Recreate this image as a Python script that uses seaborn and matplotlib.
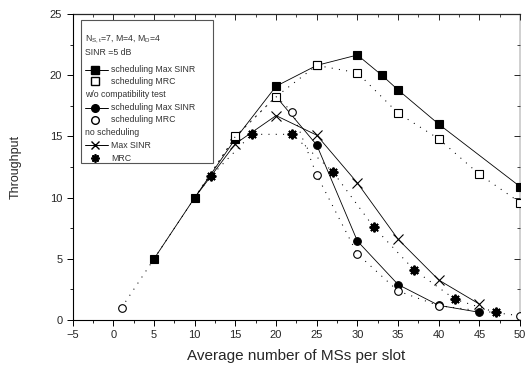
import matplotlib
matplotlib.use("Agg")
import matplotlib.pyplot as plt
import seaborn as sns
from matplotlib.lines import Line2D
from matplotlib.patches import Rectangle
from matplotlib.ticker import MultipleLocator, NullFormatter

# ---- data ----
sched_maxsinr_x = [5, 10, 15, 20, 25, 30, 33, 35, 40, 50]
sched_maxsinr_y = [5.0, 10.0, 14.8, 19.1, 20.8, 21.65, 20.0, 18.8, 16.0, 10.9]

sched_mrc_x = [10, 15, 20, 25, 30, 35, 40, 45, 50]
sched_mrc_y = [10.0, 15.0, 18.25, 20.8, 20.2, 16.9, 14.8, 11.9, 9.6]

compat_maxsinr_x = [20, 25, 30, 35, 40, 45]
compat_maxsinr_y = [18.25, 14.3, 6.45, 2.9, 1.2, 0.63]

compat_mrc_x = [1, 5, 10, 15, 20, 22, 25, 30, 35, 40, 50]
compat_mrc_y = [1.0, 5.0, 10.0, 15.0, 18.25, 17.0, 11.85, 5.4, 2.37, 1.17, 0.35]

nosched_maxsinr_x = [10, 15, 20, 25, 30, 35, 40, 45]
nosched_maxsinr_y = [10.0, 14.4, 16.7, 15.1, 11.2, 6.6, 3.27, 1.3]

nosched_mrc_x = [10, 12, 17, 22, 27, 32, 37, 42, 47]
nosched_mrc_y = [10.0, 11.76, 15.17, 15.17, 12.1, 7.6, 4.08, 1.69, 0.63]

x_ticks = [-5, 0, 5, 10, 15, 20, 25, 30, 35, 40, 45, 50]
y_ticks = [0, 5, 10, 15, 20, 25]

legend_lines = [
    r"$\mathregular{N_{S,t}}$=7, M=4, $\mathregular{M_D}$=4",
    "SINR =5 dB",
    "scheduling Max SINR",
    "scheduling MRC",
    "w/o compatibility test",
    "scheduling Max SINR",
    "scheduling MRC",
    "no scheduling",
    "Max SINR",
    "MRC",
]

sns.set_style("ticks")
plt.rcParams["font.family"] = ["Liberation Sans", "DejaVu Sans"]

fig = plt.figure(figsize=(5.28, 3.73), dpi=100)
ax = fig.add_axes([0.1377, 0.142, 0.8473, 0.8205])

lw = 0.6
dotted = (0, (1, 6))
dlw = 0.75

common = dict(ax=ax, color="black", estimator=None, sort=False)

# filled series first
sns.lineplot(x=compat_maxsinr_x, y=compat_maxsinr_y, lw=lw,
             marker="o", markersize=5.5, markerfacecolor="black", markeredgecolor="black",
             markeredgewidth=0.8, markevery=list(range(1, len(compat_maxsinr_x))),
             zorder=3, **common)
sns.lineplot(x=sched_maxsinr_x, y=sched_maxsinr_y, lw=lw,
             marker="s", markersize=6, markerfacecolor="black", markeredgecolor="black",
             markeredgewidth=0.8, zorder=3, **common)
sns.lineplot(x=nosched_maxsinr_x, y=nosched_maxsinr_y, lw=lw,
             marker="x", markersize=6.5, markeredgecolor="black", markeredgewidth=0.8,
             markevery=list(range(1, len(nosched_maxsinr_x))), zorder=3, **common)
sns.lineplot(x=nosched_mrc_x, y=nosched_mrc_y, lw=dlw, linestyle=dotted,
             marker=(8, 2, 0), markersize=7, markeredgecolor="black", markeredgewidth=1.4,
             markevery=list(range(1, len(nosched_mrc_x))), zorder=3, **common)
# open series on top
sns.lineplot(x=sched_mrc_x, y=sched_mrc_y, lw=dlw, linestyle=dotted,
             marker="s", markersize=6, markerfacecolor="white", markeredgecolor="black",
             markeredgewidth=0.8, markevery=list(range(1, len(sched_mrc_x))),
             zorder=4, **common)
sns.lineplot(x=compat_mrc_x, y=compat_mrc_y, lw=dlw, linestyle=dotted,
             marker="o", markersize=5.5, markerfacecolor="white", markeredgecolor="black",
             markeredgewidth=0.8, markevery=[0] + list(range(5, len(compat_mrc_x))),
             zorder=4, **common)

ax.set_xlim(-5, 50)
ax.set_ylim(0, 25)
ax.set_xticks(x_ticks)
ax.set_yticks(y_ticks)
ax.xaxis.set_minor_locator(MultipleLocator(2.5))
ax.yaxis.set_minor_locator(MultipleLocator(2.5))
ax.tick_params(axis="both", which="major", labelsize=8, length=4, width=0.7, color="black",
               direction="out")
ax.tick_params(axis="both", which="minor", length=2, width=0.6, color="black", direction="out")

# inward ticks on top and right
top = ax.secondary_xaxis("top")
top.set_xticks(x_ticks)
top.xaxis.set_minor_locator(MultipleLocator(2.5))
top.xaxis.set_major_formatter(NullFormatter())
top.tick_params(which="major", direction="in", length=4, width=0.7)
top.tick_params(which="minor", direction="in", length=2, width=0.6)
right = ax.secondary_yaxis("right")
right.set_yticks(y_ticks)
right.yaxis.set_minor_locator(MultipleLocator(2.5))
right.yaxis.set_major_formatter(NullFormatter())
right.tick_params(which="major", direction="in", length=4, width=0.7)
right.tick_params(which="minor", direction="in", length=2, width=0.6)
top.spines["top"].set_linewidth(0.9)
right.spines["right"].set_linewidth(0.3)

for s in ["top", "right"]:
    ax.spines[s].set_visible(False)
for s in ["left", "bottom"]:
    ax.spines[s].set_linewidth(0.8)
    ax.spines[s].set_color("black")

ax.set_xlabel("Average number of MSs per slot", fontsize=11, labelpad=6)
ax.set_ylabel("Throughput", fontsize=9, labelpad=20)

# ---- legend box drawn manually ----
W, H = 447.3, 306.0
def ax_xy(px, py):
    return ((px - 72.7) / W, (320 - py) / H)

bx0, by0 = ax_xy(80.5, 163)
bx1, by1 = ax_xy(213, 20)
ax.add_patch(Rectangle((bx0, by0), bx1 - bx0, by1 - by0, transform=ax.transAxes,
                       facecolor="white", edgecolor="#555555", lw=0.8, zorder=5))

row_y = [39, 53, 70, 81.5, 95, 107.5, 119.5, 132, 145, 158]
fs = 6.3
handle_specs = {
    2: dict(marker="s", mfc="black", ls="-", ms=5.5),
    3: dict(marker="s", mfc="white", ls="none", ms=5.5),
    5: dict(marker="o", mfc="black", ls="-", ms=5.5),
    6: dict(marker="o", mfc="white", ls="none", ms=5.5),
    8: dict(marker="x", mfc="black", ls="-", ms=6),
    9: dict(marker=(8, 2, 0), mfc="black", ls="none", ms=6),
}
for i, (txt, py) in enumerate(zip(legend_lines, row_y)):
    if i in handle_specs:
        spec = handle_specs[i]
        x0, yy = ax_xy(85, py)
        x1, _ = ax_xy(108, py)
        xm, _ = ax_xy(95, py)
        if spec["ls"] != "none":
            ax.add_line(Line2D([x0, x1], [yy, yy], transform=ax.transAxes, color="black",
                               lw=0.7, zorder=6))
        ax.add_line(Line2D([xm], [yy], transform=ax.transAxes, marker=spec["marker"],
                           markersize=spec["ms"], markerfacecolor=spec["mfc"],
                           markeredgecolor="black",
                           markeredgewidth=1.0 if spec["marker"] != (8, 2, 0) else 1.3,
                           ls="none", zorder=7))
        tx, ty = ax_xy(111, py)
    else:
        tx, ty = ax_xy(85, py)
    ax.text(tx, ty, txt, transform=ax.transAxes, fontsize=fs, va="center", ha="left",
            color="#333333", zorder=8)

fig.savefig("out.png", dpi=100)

== WHAT IS ASKED ==
Return to the listing above and set it down exactly, leaving out its pictures.

== FINISHED EXERCISE ==
Recreate this image as a Python script that uses seaborn and matplotlib.
import matplotlib
matplotlib.use("Agg")
import matplotlib.pyplot as plt
import seaborn as sns
from matplotlib.lines import Line2D
from matplotlib.patches import Rectangle
from matplotlib.ticker import MultipleLocator, NullFormatter

# ---- data ----
sched_maxsinr_x = [5, 10, 15, 20, 25, 30, 33, 35, 40, 50]
sched_maxsinr_y = [5.0, 10.0, 14.8, 19.1, 20.8, 21.65, 20.0, 18.8, 16.0, 10.9]

sched_mrc_x = [10, 15, 20, 25, 30, 35, 40, 45, 50]
sched_mrc_y = [10.0, 15.0, 18.25, 20.8, 20.2, 16.9, 14.8, 11.9, 9.6]

compat_maxsinr_x = [20, 25, 30, 35, 40, 45]
compat_maxsinr_y = [18.25, 14.3, 6.45, 2.9, 1.2, 0.63]

compat_mrc_x = [1, 5, 10, 15, 20, 22, 25, 30, 35, 40, 50]
compat_mrc_y = [1.0, 5.0, 10.0, 15.0, 18.25, 17.0, 11.85, 5.4, 2.37, 1.17, 0.35]

nosched_maxsinr_x = [10, 15, 20, 25, 30, 35, 40, 45]
nosched_maxsinr_y = [10.0, 14.4, 16.7, 15.1, 11.2, 6.6, 3.27, 1.3]

nosched_mrc_x = [10, 12, 17, 22, 27, 32, 37, 42, 47]
nosched_mrc_y = [10.0, 11.76, 15.17, 15.17, 12.1, 7.6, 4.08, 1.69, 0.63]

x_ticks = [-5, 0, 5, 10, 15, 20, 25, 30, 35, 40, 45, 50]
y_ticks = [0, 5, 10, 15, 20, 25]

legend_lines = [
    r"$\mathregular{N_{S,t}}$=7, M=4, $\mathregular{M_D}$=4",
    "SINR =5 dB",
    "scheduling Max SINR",
    "scheduling MRC",
    "w/o compatibility test",
    "scheduling Max SINR",
    "scheduling MRC",
    "no scheduling",
    "Max SINR",
    "MRC",
]

sns.set_style("ticks")
plt.rcParams["font.family"] = ["Liberation Sans", "DejaVu Sans"]

fig = plt.figure(figsize=(5.28, 3.73), dpi=100)
ax = fig.add_axes([0.1377, 0.142, 0.8473, 0.8205])

lw = 0.6
dotted = (0, (1, 6))
dlw = 0.75

common = dict(ax=ax, color="black", estimator=None, sort=False)

# filled series first
sns.lineplot(x=compat_maxsinr_x, y=compat_maxsinr_y, lw=lw,
             marker="o", markersize=5.5, markerfacecolor="black", markeredgecolor="black",
             markeredgewidth=0.8, markevery=list(range(1, len(compat_maxsinr_x))),
             zorder=3, **common)
sns.lineplot(x=sched_maxsinr_x, y=sched_maxsinr_y, lw=lw,
             marker="s", markersize=6, markerfacecolor="black", markeredgecolor="black",
             markeredgewidth=0.8, zorder=3, **common)
sns.lineplot(x=nosched_maxsinr_x, y=nosched_maxsinr_y, lw=lw,
             marker="x", markersize=6.5, markeredgecolor="black", markeredgewidth=0.8,
             markevery=list(range(1, len(nosched_maxsinr_x))), zorder=3, **common)
sns.lineplot(x=nosched_mrc_x, y=nosched_mrc_y, lw=dlw, linestyle=dotted,
             marker=(8, 2, 0), markersize=7, markeredgecolor="black", markeredgewidth=1.4,
             markevery=list(range(1, len(nosched_mrc_x))), zorder=3, **common)
# open series on top
sns.lineplot(x=sched_mrc_x, y=sched_mrc_y, lw=dlw, linestyle=dotted,
             marker="s", markersize=6, markerfacecolor="white", markeredgecolor="black",
             markeredgewidth=0.8, markevery=list(range(1, len(sched_mrc_x))),
             zorder=4, **common)
sns.lineplot(x=compat_mrc_x, y=compat_mrc_y, lw=dlw, linestyle=dotted,
             marker="o", markersize=5.5, markerfacecolor="white", markeredgecolor="black",
             markeredgewidth=0.8, markevery=[0] + list(range(5, len(compat_mrc_x))),
             zorder=4, **common)

ax.set_xlim(-5, 50)
ax.set_ylim(0, 25)
ax.set_xticks(x_ticks)
ax.set_yticks(y_ticks)
ax.xaxis.set_minor_locator(MultipleLocator(2.5))
ax.yaxis.set_minor_locator(MultipleLocator(2.5))
ax.tick_params(axis="both", which="major", labelsize=8, length=4, width=0.7, color="black",
               direction="out")
ax.tick_params(axis="both", which="minor", length=2, width=0.6, color="black", direction="out")

# inward ticks on top and right
top = ax.secondary_xaxis("top")
top.set_xticks(x_ticks)
top.xaxis.set_minor_locator(MultipleLocator(2.5))
top.xaxis.set_major_formatter(NullFormatter())
top.tick_params(which="major", direction="in", length=4, width=0.7)
top.tick_params(which="minor", direction="in", length=2, width=0.6)
right = ax.secondary_yaxis("right")
right.set_yticks(y_ticks)
right.yaxis.set_minor_locator(MultipleLocator(2.5))
right.yaxis.set_major_formatter(NullFormatter())
right.tick_params(which="major", direction="in", length=4, width=0.7)
right.tick_params(which="minor", direction="in", length=2, width=0.6)
top.spines["top"].set_linewidth(0.9)
right.spines["right"].set_linewidth(0.3)

for s in ["top", "right"]:
    ax.spines[s].set_visible(False)
for s in ["left", "bottom"]:
    ax.spines[s].set_linewidth(0.8)
    ax.spines[s].set_color("black")

ax.set_xlabel("Average number of MSs per slot", fontsize=11, labelpad=6)
ax.set_ylabel("Throughput", fontsize=9, labelpad=20)

# ---- legend box drawn manually ----
W, H = 447.3, 306.0
def ax_xy(px, py):
    return ((px - 72.7) / W, (320 - py) / H)

bx0, by0 = ax_xy(80.5, 163)
bx1, by1 = ax_xy(213, 20)
ax.add_patch(Rectangle((bx0, by0), bx1 - bx0, by1 - by0, transform=ax.transAxes,
                       facecolor="white", edgecolor="#555555", lw=0.8, zorder=5))

row_y = [39, 53, 70, 81.5, 95, 107.5, 119.5, 132, 145, 158]
fs = 6.3
handle_specs = {
    2: dict(marker="s", mfc="black", ls="-", ms=5.5),
    3: dict(marker="s", mfc="white", ls="none", ms=5.5),
    5: dict(marker="o", mfc="black", ls="-", ms=5.5),
    6: dict(marker="o", mfc="white", ls="none", ms=5.5),
    8: dict(marker="x", mfc="black", ls="-", ms=6),
    9: dict(marker=(8, 2, 0), mfc="black", ls="none", ms=6),
}
for i, (txt, py) in enumerate(zip(legend_lines, row_y)):
    if i in handle_specs:
        spec = handle_specs[i]
        x0, yy = ax_xy(85, py)
        x1, _ = ax_xy(108, py)
        xm, _ = ax_xy(95, py)
        if spec["ls"] != "none":
            ax.add_line(Line2D([x0, x1], [yy, yy], transform=ax.transAxes, color="black",
                               lw=0.7, zorder=6))
        ax.add_line(Line2D([xm], [yy], transform=ax.transAxes, marker=spec["marker"],
                           markersize=spec["ms"], markerfacecolor=spec["mfc"],
                           markeredgecolor="black",
                           markeredgewidth=1.0 if spec["marker"] != (8, 2, 0) else 1.3,
                           ls="none", zorder=7))
        tx, ty = ax_xy(111, py)
    else:
        tx, ty = ax_xy(85, py)
    ax.text(tx, ty, txt, transform=ax.transAxes, fontsize=fs, va="center", ha="left",
            color="#333333", zorder=8)

fig.savefig("out.png", dpi=100)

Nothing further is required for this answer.